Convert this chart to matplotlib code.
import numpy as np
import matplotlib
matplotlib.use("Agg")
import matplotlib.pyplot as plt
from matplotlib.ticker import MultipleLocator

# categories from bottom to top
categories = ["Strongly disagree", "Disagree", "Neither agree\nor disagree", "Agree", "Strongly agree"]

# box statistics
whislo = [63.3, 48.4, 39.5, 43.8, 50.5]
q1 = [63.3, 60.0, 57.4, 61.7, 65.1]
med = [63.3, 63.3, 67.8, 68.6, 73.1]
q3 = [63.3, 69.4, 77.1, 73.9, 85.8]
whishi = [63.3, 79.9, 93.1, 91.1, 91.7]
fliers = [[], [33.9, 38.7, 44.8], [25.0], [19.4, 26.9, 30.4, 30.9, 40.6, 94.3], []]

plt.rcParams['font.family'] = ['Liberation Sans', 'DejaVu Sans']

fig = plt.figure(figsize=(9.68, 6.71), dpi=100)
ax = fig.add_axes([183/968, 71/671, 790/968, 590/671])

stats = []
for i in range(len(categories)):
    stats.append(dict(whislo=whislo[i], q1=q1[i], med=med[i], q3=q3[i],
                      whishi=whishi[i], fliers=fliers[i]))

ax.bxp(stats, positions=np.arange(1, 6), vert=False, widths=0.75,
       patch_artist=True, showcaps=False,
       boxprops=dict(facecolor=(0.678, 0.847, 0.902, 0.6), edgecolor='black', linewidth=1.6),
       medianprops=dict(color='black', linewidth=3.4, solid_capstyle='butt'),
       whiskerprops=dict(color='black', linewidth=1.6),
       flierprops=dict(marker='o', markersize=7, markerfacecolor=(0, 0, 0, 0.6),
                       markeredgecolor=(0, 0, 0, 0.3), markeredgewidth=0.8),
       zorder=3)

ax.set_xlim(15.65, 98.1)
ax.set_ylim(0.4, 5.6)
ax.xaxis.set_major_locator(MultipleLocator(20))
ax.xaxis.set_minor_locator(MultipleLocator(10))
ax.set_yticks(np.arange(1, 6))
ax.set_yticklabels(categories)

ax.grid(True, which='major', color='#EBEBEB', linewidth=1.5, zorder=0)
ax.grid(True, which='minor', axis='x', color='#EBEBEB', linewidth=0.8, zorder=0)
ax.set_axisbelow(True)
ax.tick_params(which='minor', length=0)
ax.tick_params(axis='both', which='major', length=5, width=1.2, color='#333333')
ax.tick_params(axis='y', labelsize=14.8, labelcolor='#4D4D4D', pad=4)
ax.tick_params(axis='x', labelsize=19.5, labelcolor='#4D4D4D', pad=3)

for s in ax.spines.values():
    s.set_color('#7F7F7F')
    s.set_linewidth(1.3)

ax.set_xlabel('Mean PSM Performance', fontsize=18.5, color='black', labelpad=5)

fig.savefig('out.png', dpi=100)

☆ ☆ ☆ ☆ ☆

Quote exactly the stretch of lines above that starts at the first one and ends at the line with "fontsize=18.5, color='black', labelpad=5)", and nothing beyond it.

Convert this chart to matplotlib code.
import numpy as np
import matplotlib
matplotlib.use("Agg")
import matplotlib.pyplot as plt
from matplotlib.ticker import MultipleLocator

# categories from bottom to top
categories = ["Strongly disagree", "Disagree", "Neither agree\nor disagree", "Agree", "Strongly agree"]

# box statistics
whislo = [63.3, 48.4, 39.5, 43.8, 50.5]
q1 = [63.3, 60.0, 57.4, 61.7, 65.1]
med = [63.3, 63.3, 67.8, 68.6, 73.1]
q3 = [63.3, 69.4, 77.1, 73.9, 85.8]
whishi = [63.3, 79.9, 93.1, 91.1, 91.7]
fliers = [[], [33.9, 38.7, 44.8], [25.0], [19.4, 26.9, 30.4, 30.9, 40.6, 94.3], []]

plt.rcParams['font.family'] = ['Liberation Sans', 'DejaVu Sans']

fig = plt.figure(figsize=(9.68, 6.71), dpi=100)
ax = fig.add_axes([183/968, 71/671, 790/968, 590/671])

stats = []
for i in range(len(categories)):
    stats.append(dict(whislo=whislo[i], q1=q1[i], med=med[i], q3=q3[i],
                      whishi=whishi[i], fliers=fliers[i]))

ax.bxp(stats, positions=np.arange(1, 6), vert=False, widths=0.75,
       patch_artist=True, showcaps=False,
       boxprops=dict(facecolor=(0.678, 0.847, 0.902, 0.6), edgecolor='black', linewidth=1.6),
       medianprops=dict(color='black', linewidth=3.4, solid_capstyle='butt'),
       whiskerprops=dict(color='black', linewidth=1.6),
       flierprops=dict(marker='o', markersize=7, markerfacecolor=(0, 0, 0, 0.6),
                       markeredgecolor=(0, 0, 0, 0.3), markeredgewidth=0.8),
       zorder=3)

ax.set_xlim(15.65, 98.1)
ax.set_ylim(0.4, 5.6)
ax.xaxis.set_major_locator(MultipleLocator(20))
ax.xaxis.set_minor_locator(MultipleLocator(10))
ax.set_yticks(np.arange(1, 6))
ax.set_yticklabels(categories)

ax.grid(True, which='major', color='#EBEBEB', linewidth=1.5, zorder=0)
ax.grid(True, which='minor', axis='x', color='#EBEBEB', linewidth=0.8, zorder=0)
ax.set_axisbelow(True)
ax.tick_params(which='minor', length=0)
ax.tick_params(axis='both', which='major', length=5, width=1.2, color='#333333')
ax.tick_params(axis='y', labelsize=14.8, labelcolor='#4D4D4D', pad=4)
ax.tick_params(axis='x', labelsize=19.5, labelcolor='#4D4D4D', pad=3)

for s in ax.spines.values():
    s.set_color('#7F7F7F')
    s.set_linewidth(1.3)

ax.set_xlabel('Mean PSM Performance', fontsize=18.5, color='black', labelpad=5)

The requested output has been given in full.